--- Start of SUPPLIED MATERIAL ---

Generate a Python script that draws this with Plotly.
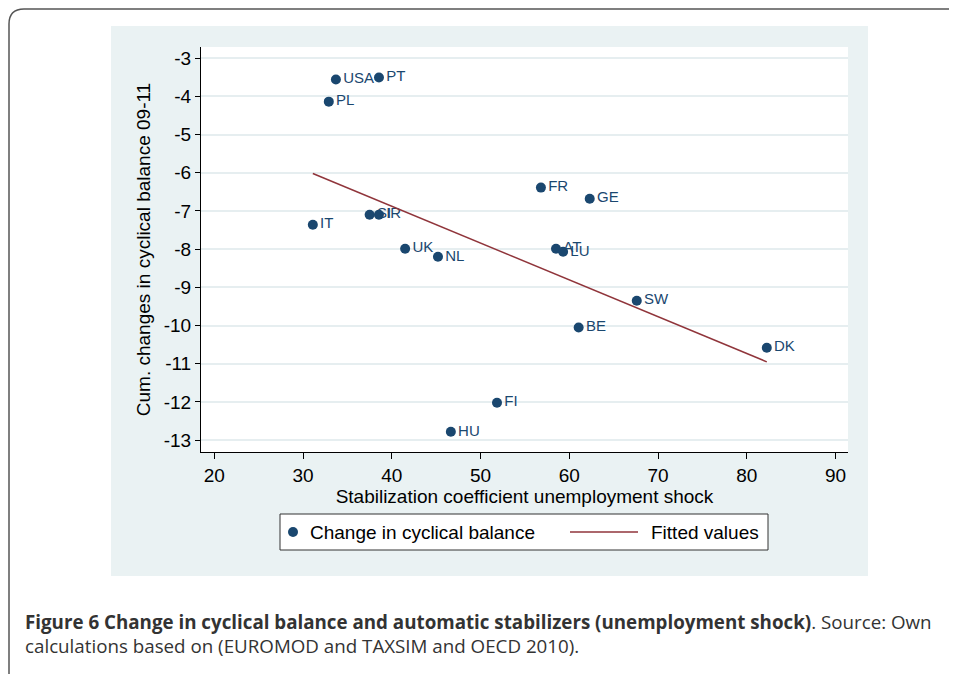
import plotly.graph_objects as go

countries = ["USA", "PT", "PL", "FR", "GE", "SI", "IR", "IT", "UK", "NL",
             "AT", "LU", "SW", "BE", "DK", "FI", "HU"]
stab_coef = [33.7, 38.55, 32.9, 56.8, 62.3, 37.5, 38.55, 31.1, 41.5, 45.2,
             58.5, 59.3, 67.6, 61.05, 82.25, 51.85, 46.65]
cyc_change = [-3.56, -3.51, -4.14, -6.39, -6.68, -7.10, -7.10, -7.36, -7.99, -8.20,
              -7.99, -8.07, -9.35, -10.05, -10.58, -12.02, -12.78]
fit_x = [31.1, 82.25]
fit_y = [-6.02, -10.95]
x_ticks = [20, 30, 40, 50, 60, 70, 80, 90]
x_tick_labels = ["20", "30", "40", "50", "60", "70", "80", "90"]
y_ticks = [-3, -4, -5, -6, -7, -8, -9, -10, -11, -12, -13]
y_tick_labels = ["-3", "-4", "-5", "-6", "-7", "-8", "-9", "-10", "-11", "-12", "-13"]
legend_labels = ["Change in cyclical balance", "Fitted values"]

OFF = 8  # page body margin
W, H = 957 - OFF, 674 - OFF
# plot area in page pixels
L, R, T, B = 201, 848, 47, 452
PW, PH = R - L, B - T


def px(x):
    return (x - L) / PW


def py(y):
    return (B - y) / PH


navy = "#1a476f"
maroon = "#90353b"
font_fam = "Liberation Sans, Arial, sans-serif"
FS = 19

fig = go.Figure()
fig.add_trace(go.Scatter(
    x=stab_coef, y=cyc_change, mode="markers+text", text=countries,
    textposition="middle right",
    textfont=dict(size=15, color=navy, family=font_fam),
    marker=dict(size=10, color=navy),
    name=legend_labels[0], cliponaxis=False, showlegend=False,
))
fig.add_trace(go.Scatter(
    x=fit_x, y=fit_y, mode="lines",
    line=dict(color=maroon, width=1.5),
    name=legend_labels[1], showlegend=False,
))

LEG_Y = 532
shapes = [
    # gray graph region
    dict(type="rect", xref="paper", yref="paper", layer="below",
         x0=px(111), x1=px(868), y0=py(576), y1=py(26),
         fillcolor="#eaf2f3", line=dict(width=0)),
    # white plot region
    dict(type="rect", xref="paper", yref="paper", layer="below",
         x0=0, x1=1, y0=0, y1=1,
         fillcolor="white", line=dict(width=0)),
    # outer rounded frame
    dict(type="path", xref="paper", yref="paper", layer="above",
         path=(f"M {px(9)},{py(690)} L {px(9)},{py(24)} "
               f"Q {px(9)},{py(9)} {px(24)},{py(9)} L {px(975)},{py(9)}"),
         line=dict(color="#555555", width=1.5)),
    # legend box
    dict(type="rect", xref="paper", yref="paper", layer="above",
         x0=px(280), x1=px(768), y0=py(550), y1=py(514),
         fillcolor="white", line=dict(color="#333333", width=1)),
    # legend marker
    dict(type="circle", xref="paper", yref="paper", layer="above",
         x0=px(288), x1=px(298), y0=py(LEG_Y + 5), y1=py(LEG_Y - 5),
         fillcolor=navy, line=dict(width=0)),
    # legend line
    dict(type="line", xref="paper", yref="paper", layer="above",
         x0=px(570), x1=px(638), y0=py(LEG_Y), y1=py(LEG_Y),
         line=dict(color=maroon, width=1.5)),
]

annotations = [
    dict(xref="paper", yref="paper", x=px(308), y=py(LEG_Y), xanchor="left",
         yanchor="middle", showarrow=False, text=legend_labels[0],
         font=dict(size=FS, color="black")),
    dict(xref="paper", yref="paper", x=px(649), y=py(LEG_Y), xanchor="left",
         yanchor="middle", showarrow=False, text=legend_labels[1],
         font=dict(size=FS, color="black")),
    dict(xref="paper", yref="paper", x=px(23), y=py(633), xanchor="left",
         yanchor="middle", align="left", showarrow=False,
         text=("<b>Figure 6 Change in cyclical balance and automatic stabilizers "
               "(unemployment shock)</b>. Source: Own<br>"
               "calculations based on (EUROMOD and TAXSIM and OECD 2010)."),
         font=dict(family="Open Sans, sans-serif", size=18.75, color="#333333")),
]

fig.update_layout(
    width=W, height=H,
    margin=dict(l=L - OFF, r=W - (R - OFF), t=T - OFF, b=H - (B - OFF),
                autoexpand=False),
    paper_bgcolor="white", plot_bgcolor="white",
    font=dict(family=font_fam, size=FS, color="black"),
    shapes=shapes,
    annotations=annotations,
    showlegend=False,
    xaxis=dict(range=[18.5, 91.4], tickvals=x_ticks, ticktext=x_tick_labels,
               showgrid=False, tickfont=dict(size=FS),
               zeroline=False, showline=True, linecolor="black", linewidth=1,
               ticks="outside", ticklen=6, tickcolor="black",
               title=dict(text="Stabilization coefficient unemployment shock",
                          standoff=2, font=dict(size=FS))),
    yaxis=dict(range=[-13.31, -2.71], tickvals=y_ticks, ticktext=y_tick_labels,
               showgrid=True, gridcolor="#e6eef0", gridwidth=1.5,
               tickfont=dict(size=FS),
               zeroline=False, showline=True, linecolor="black", linewidth=1,
               ticks="outside", ticklen=5, tickcolor="black",
               title=dict(text="Cum. changes in cyclical balance 09-11",
                          standoff=8, font=dict(size=FS))),
)

fig.write_html("out.html")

--- End of SUPPLIED MATERIAL ---

**WHAT YOU HAVE TO DO**
Return the material word for word. Pictures are not part of the copy.

**THE OUTPUT**
Generate a Python script that draws this with Plotly.
import plotly.graph_objects as go

countries = ["USA", "PT", "PL", "FR", "GE", "SI", "IR", "IT", "UK", "NL",
             "AT", "LU", "SW", "BE", "DK", "FI", "HU"]
stab_coef = [33.7, 38.55, 32.9, 56.8, 62.3, 37.5, 38.55, 31.1, 41.5, 45.2,
             58.5, 59.3, 67.6, 61.05, 82.25, 51.85, 46.65]
cyc_change = [-3.56, -3.51, -4.14, -6.39, -6.68, -7.10, -7.10, -7.36, -7.99, -8.20,
              -7.99, -8.07, -9.35, -10.05, -10.58, -12.02, -12.78]
fit_x = [31.1, 82.25]
fit_y = [-6.02, -10.95]
x_ticks = [20, 30, 40, 50, 60, 70, 80, 90]
x_tick_labels = ["20", "30", "40", "50", "60", "70", "80", "90"]
y_ticks = [-3, -4, -5, -6, -7, -8, -9, -10, -11, -12, -13]
y_tick_labels = ["-3", "-4", "-5", "-6", "-7", "-8", "-9", "-10", "-11", "-12", "-13"]
legend_labels = ["Change in cyclical balance", "Fitted values"]

OFF = 8  # page body margin
W, H = 957 - OFF, 674 - OFF
# plot area in page pixels
L, R, T, B = 201, 848, 47, 452
PW, PH = R - L, B - T


def px(x):
    return (x - L) / PW


def py(y):
    return (B - y) / PH


navy = "#1a476f"
maroon = "#90353b"
font_fam = "Liberation Sans, Arial, sans-serif"
FS = 19

fig = go.Figure()
fig.add_trace(go.Scatter(
    x=stab_coef, y=cyc_change, mode="markers+text", text=countries,
    textposition="middle right",
    textfont=dict(size=15, color=navy, family=font_fam),
    marker=dict(size=10, color=navy),
    name=legend_labels[0], cliponaxis=False, showlegend=False,
))
fig.add_trace(go.Scatter(
    x=fit_x, y=fit_y, mode="lines",
    line=dict(color=maroon, width=1.5),
    name=legend_labels[1], showlegend=False,
))

LEG_Y = 532
shapes = [
    # gray graph region
    dict(type="rect", xref="paper", yref="paper", layer="below",
         x0=px(111), x1=px(868), y0=py(576), y1=py(26),
         fillcolor="#eaf2f3", line=dict(width=0)),
    # white plot region
    dict(type="rect", xref="paper", yref="paper", layer="below",
         x0=0, x1=1, y0=0, y1=1,
         fillcolor="white", line=dict(width=0)),
    # outer rounded frame
    dict(type="path", xref="paper", yref="paper", layer="above",
         path=(f"M {px(9)},{py(690)} L {px(9)},{py(24)} "
               f"Q {px(9)},{py(9)} {px(24)},{py(9)} L {px(975)},{py(9)}"),
         line=dict(color="#555555", width=1.5)),
    # legend box
    dict(type="rect", xref="paper", yref="paper", layer="above",
         x0=px(280), x1=px(768), y0=py(550), y1=py(514),
         fillcolor="white", line=dict(color="#333333", width=1)),
    # legend marker
    dict(type="circle", xref="paper", yref="paper", layer="above",
         x0=px(288), x1=px(298), y0=py(LEG_Y + 5), y1=py(LEG_Y - 5),
         fillcolor=navy, line=dict(width=0)),
    # legend line
    dict(type="line", xref="paper", yref="paper", layer="above",
         x0=px(570), x1=px(638), y0=py(LEG_Y), y1=py(LEG_Y),
         line=dict(color=maroon, width=1.5)),
]

annotations = [
    dict(xref="paper", yref="paper", x=px(308), y=py(LEG_Y), xanchor="left",
         yanchor="middle", showarrow=False, text=legend_labels[0],
         font=dict(size=FS, color="black")),
    dict(xref="paper", yref="paper", x=px(649), y=py(LEG_Y), xanchor="left",
         yanchor="middle", showarrow=False, text=legend_labels[1],
         font=dict(size=FS, color="black")),
    dict(xref="paper", yref="paper", x=px(23), y=py(633), xanchor="left",
         yanchor="middle", align="left", showarrow=False,
         text=("<b>Figure 6 Change in cyclical balance and automatic stabilizers "
               "(unemployment shock)</b>. Source: Own<br>"
               "calculations based on (EUROMOD and TAXSIM and OECD 2010)."),
         font=dict(family="Open Sans, sans-serif", size=18.75, color="#333333")),
]

fig.update_layout(
    width=W, height=H,
    margin=dict(l=L - OFF, r=W - (R - OFF), t=T - OFF, b=H - (B - OFF),
                autoexpand=False),
    paper_bgcolor="white", plot_bgcolor="white",
    font=dict(family=font_fam, size=FS, color="black"),
    shapes=shapes,
    annotations=annotations,
    showlegend=False,
    xaxis=dict(range=[18.5, 91.4], tickvals=x_ticks, ticktext=x_tick_labels,
               showgrid=False, tickfont=dict(size=FS),
               zeroline=False, showline=True, linecolor="black", linewidth=1,
               ticks="outside", ticklen=6, tickcolor="black",
               title=dict(text="Stabilization coefficient unemployment shock",
                          standoff=2, font=dict(size=FS))),
    yaxis=dict(range=[-13.31, -2.71], tickvals=y_ticks, ticktext=y_tick_labels,
               showgrid=True, gridcolor="#e6eef0", gridwidth=1.5,
               tickfont=dict(size=FS),
               zeroline=False, showline=True, linecolor="black", linewidth=1,
               ticks="outside", ticklen=5, tickcolor="black",
               title=dict(text="Cum. changes in cyclical balance 09-11",
                          standoff=8, font=dict(size=FS))),
)

fig.write_html("out.html")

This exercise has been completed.